Como mi vocación era la escritura pero también la música y además, veía un
parecido físico vaticinador entre Dylan y yo, recuerdo que pasaba tardes
pensando qué recorridos emprendería y cómo fascinaría a las multitudes con mi
arte. Esto fue en Torrevieja. Al regresar a Orihuela, me puse a estudiar solfeo
en el Oratorio Festivo durante unos meses, pero la diferencia de edad con
respecto al resto de los alumnos, hizo que finalmente dejara de asistir.
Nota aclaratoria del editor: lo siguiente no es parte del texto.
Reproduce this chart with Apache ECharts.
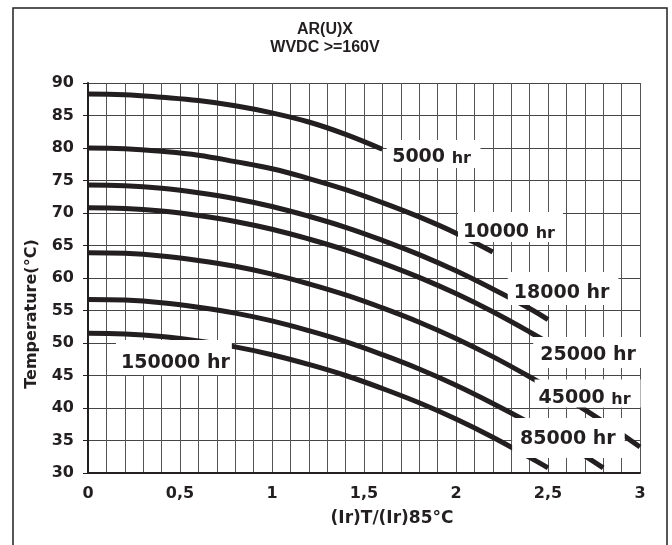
<!DOCTYPE html>
<html>
<head>
<meta charset="utf-8">
<script src="https://cdn.jsdelivr.net/npm/echarts@6/dist/echarts.min.js"></script>
<style>
html,body{margin:0;padding:0;background:#fff;}
#chart{width:672px;height:545px;}
</style>
</head>
<body>
<div id="chart"></div>
<script>
// ---- data ----
const ratio = [0, 0.2, 0.4, 0.6, 0.8, 1.0, 1.2, 1.4, 1.6, 1.8, 2.0, 2.2, 2.4, 2.6, 2.8, 3.0];
const hours = ['5000', '10000', '18000', '25000', '45000', '85000', '150000'];
const endRatio = [1.6, 2.2, 2.5, 2.6, 3.0, 2.8, 2.5];
const t5000   = [88.3, 88.2, 87.8, 87.3, 86.5, 85.4, 84.0, 82.1, 79.8];
const t10000  = [80.0, 79.9, 79.5, 78.9, 77.9, 76.8, 75.3, 73.6, 71.6, 69.4, 66.9, 64.0];
const t18000  = [74.3, 74.2, 73.8, 73.1, 72.2, 71.0, 69.5, 67.8, 65.8, 63.6, 61.1, 58.3, 55.3, 53.6];
const t25000  = [70.8, 70.7, 70.3, 69.6, 68.7, 67.5, 66.0, 64.3, 62.3, 60.1, 57.6, 54.8, 51.7, 48.4];
const t45000  = [63.9, 63.8, 63.4, 62.7, 61.8, 60.6, 59.1, 57.4, 55.4, 53.2, 50.7, 47.9, 44.8, 41.5, 37.9, 34.0];
const t85000  = [56.7, 56.6, 56.2, 55.5, 54.6, 53.4, 51.9, 50.2, 48.2, 46.0, 43.5, 40.7, 37.7, 34.4, 30.8];
const t150000 = [51.5, 51.4, 51.0, 50.3, 49.4, 48.2, 46.7, 45.0, 43.0, 40.8, 38.3, 35.5, 32.4, 30.8];
const yTicks = [30, 35, 40, 45, 50, 55, 60, 65, 70, 75, 80, 85, 90];
const xTickLabels = ['0', '0,5', '1', '1,5', '2', '2,5', '3'];

// ---- layout (label placement, not data) ----
const labelAnchor = [[1.878, 79.08], [2.296, 67.85], [2.582, 58.38], [2.723, 48.54], [2.715, 42.23], [2.611, 35.38], [0.467, 47.77]];
// padding [top, right, bottom, left]
const labelPad = [[8, 9.5, 1, 5.5], [10.5, 8, 0.5, 5], [12, 9, 2, 6], [9, 9, 3, 7], [9, 10, 0, 4], [11.5, 9, 9.5, 8], [14, 2, 2, 5]];
const smallHr = [true, true, false, false, true, false, false];

const allT = [t5000, t10000, t18000, t25000, t45000, t85000, t150000];
const INK = '#231f20';

function pts(vals, k) {
  return vals.map((v, i) => [i < vals.length - 1 ? ratio[i] : endRatio[k], v]);
}

const series = allT.map((vals, k) => ({
  type: 'line',
  name: hours[k] + ' hr',
  data: pts(vals, k),
  showSymbol: false,
  smooth: 0.4,
  z: 3,
  lineStyle: { color: INK, width: 5, cap: 'butt', opacity: 1 },
  silent: true
}));

series.push({
  type: 'scatter',
  z: 10,
  symbolSize: 0,
  silent: true,
  itemStyle: { opacity: 1 },
  data: labelAnchor.map((p, k) => ({
    value: p,
    label: {
      show: true,
      position: 'inside',
      formatter: '{n|' + hours[k] + ' }' + (smallHr[k] ? '{s|hr}' : '{n|hr}'),
      backgroundColor: '#ffffff',
      padding: labelPad[k]
    }
  })),
  label: {
    show: true,
    opacity: 1,
    rich: {
      n: { fontFamily: 'DejaVu Sans', fontWeight: 'bold', fontSize: 19, lineHeight: 19, color: INK, verticalAlign: 'bottom' },
      s: { fontFamily: 'DejaVu Sans', fontWeight: 'bold', fontSize: 16, lineHeight: 16, color: INK, verticalAlign: 'bottom' }
    }
  }
});

const chart = echarts.init(document.getElementById('chart'), null, { renderer: 'canvas' });
chart.setOption({
  animation: false,
  backgroundColor: '#ffffff',
  title: {
    text: 'AR(U)X\nWVDC >=160V',
    left: 320,
    top: 16,
    textAlign: 'center',
    textStyle: { fontFamily: 'Liberation Sans', fontWeight: 'bold', fontSize: 16, lineHeight: 18, color: INK }
  },
  graphic: [{
    type: 'rect',
    shape: { x: 13, y: 8, width: 654, height: 560 },
    style: { fill: 'none', stroke: INK, lineWidth: 1.5 },
    silent: true
  }],
  grid: { left: 88, right: 32, top: 83, bottom: 72, containLabel: false },
  xAxis: {
    type: 'value',
    min: 0, max: 3, interval: 0.1,
    name: '(Ir)T/(Ir)85°C',
    nameLocation: 'middle',
    nameGap: 37,
    nameTextStyle: { fontFamily: 'DejaVu Sans', fontWeight: 'bold', fontSize: 17, color: INK, padding: [0, 0, 0, 56] },
    axisLine: { show: true, onZero: false, lineStyle: { color: INK, width: 2 } },
    axisTick: { show: false },
    splitLine: { show: true, lineStyle: { color: '#555555', width: 1 } },
    axisLabel: {
      interval: 0,
      margin: 13,
      showMinLabel: true, showMaxLabel: true,
      fontFamily: 'DejaVu Sans', fontWeight: 'bold', fontSize: 16, color: INK,
      formatter: function (v) {
        const r = Math.round(v * 10);
        if (r % 5 !== 0) return '';
        return xTickLabels[r / 5];
      }
    }
  },
  yAxis: {
    type: 'value',
    min: yTicks[0], max: yTicks[yTicks.length - 1], interval: 5,
    name: 'Temperature(°C)',
    nameLocation: 'middle',
    nameRotate: 90,
    nameGap: 48,
    nameTextStyle: { fontFamily: 'DejaVu Sans', fontWeight: 'bold', fontSize: 16, color: INK, padding: [0, 72, 0, 0] },
    axisLine: { show: true, onZero: false, lineStyle: { color: INK, width: 2 } },
    axisTick: { show: true, inside: false, length: 5, lineStyle: { color: INK, width: 1 } },
    splitLine: { show: true, lineStyle: { color: '#444444', width: 1 } },
    axisLabel: { margin: 14, fontFamily: 'DejaVu Sans', fontWeight: 'bold', fontSize: 16, color: INK }
  },
  series: series
});
</script>
</body>
</html>
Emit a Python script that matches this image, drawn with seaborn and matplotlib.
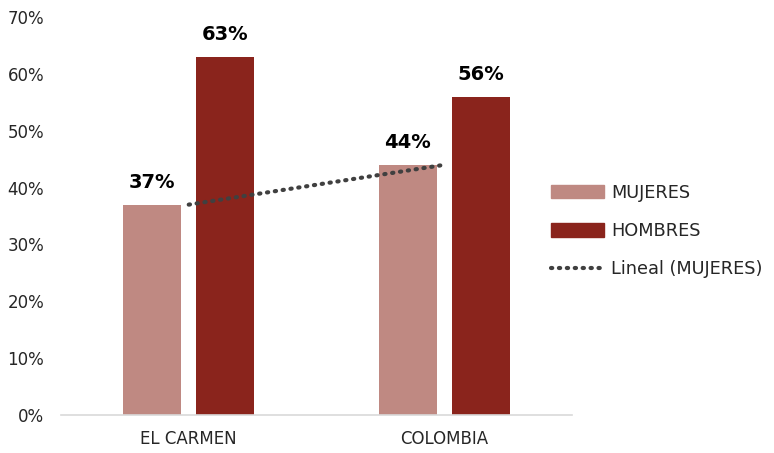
import matplotlib
matplotlib.use("Agg")
import matplotlib.pyplot as plt
import seaborn as sns
import pandas as pd
import numpy as np
from matplotlib.patches import Patch
from matplotlib.lines import Line2D

# datos
lugares = ["EL CARMEN", "COLOMBIA"]
mujeres = [37, 44]
hombres = [63, 56]
series = ["MUJERES", "HOMBRES"]
colores = ["#bf8982", "#8a241c"]

df = pd.DataFrame({
    "lugar": lugares * 2,
    "sexo": ["MUJERES"] * 2 + ["HOMBRES"] * 2,
    "valor": mujeres + hombres,
})

sns.set_style("white")
plt.rcParams["font.family"] = ["DejaVu Sans"]

fig = plt.figure(figsize=(7.74, 4.53), dpi=100)
ax = fig.add_axes([61 / 774, 38 / 453, 511 / 774, 398 / 453])

sns.barplot(data=df, x="lugar", y="valor", hue="sexo", hue_order=series,
            palette=colores, width=0.571, gap=0.2, ax=ax, legend=False,
            saturation=1, edgecolor="none")

# etiquetas de datos
for cont in ax.containers:
    for barra in cont:
        h = barra.get_height()
        ax.text(barra.get_x() + barra.get_width() / 2, h + 2.3, f"{h:.0f}%",
                ha="center", va="bottom", fontsize=14, fontweight="bold",
                color="black")

# línea de tendencia lineal (MUJERES)
estilo_punteado = (0, (0.3, 1.6))
x_pos = np.arange(len(lugares))
coef = np.polyfit(x_pos, mujeres, 1)
sns.lineplot(x=x_pos, y=np.polyval(coef, x_pos), ax=ax, color="#404040",
             linewidth=3, linestyle=estilo_punteado, dash_capstyle="round")

ax.set_ylim(0, 70)
ax.set_xlim(-0.5, 1.5)
ax.set_yticks(range(0, 71, 10))
ax.set_yticklabels([f"{v}%" for v in range(0, 71, 10)])
ax.set_xlabel("")
ax.set_ylabel("")
ax.tick_params(axis="both", length=0, labelsize=12, colors="#262626")
ax.tick_params(axis="y", pad=12)
ax.tick_params(axis="x", pad=11)
for lado in ["top", "right", "left"]:
    ax.spines[lado].set_visible(False)
ax.spines["bottom"].set_color("#d9d9d9")
ax.spines["bottom"].set_linewidth(1.2)

# leyenda
handles = [Patch(color=colores[0]), Patch(color=colores[1]),
           Line2D([0], [0], color="#404040", linewidth=3,
                  linestyle=estilo_punteado, dash_capstyle="round")]
etiquetas = ["MUJERES", "HOMBRES", "Lineal (MUJERES)"]
fig.legend(handles, etiquetas, loc="center left",
           bbox_to_anchor=(535 / 774, 1 - 231 / 453), frameon=False,
           fontsize=12.8, handlelength=3.0, handleheight=0.8,
           labelspacing=1.15, handletextpad=0.4, labelcolor="#262626")

fig.savefig("out.png", dpi=100)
Viendo
estas fotos por las redes he sentido melancolía de estas historias de juventud
pero también tristeza al no haber encarnado un personaje que podría haber sido
yo.
No
podemos imaginar la eternidad, porque no logramos entender qué hacen las almas
de nuestros parientes y amigos, qué tipo de actividad realizan. Sin el concurso
del espacio y del tiempo no ubicamos las cosas, no conseguimos efectuar una
descripción eficaz de lo que sucede. Y la eternidad no depende de estas
categorías.
Dos
frases de Jean Cocteau que suscribo
con entusiasmo, la primera, y sin
comentarios, ambas:
Los poetas deben
vivir por encima de sus posibilidades siempre.
Los poetas agonizan
incluso después de muertos.
¿Quién
actualmente, en Europa, señala a los poetas con esta distinción aristocrática,
sin olvidar el martirio que como tales poetas les espera hasta incluso en la
posteridad, lo cual ennoblece más aún a los más exquisitos cultivadores de la
palabra?
Se me
amontonan los libros a medio leer, pero no importa porque en estos momentos,
literalmente, son mi única compañía. ¿Qué voy buscando investigando a autores
tan disímiles como Hofmansthal, Anne Sexton, Antonio Colinas, Ramos Sucre,
Luis Cernuda? Busco afinidades,
convergencias, semejanzas simbólicas, lo que a pesar de las geografías, lenguas
o tiempos que les separan, identifique un destino, un desasosiego común.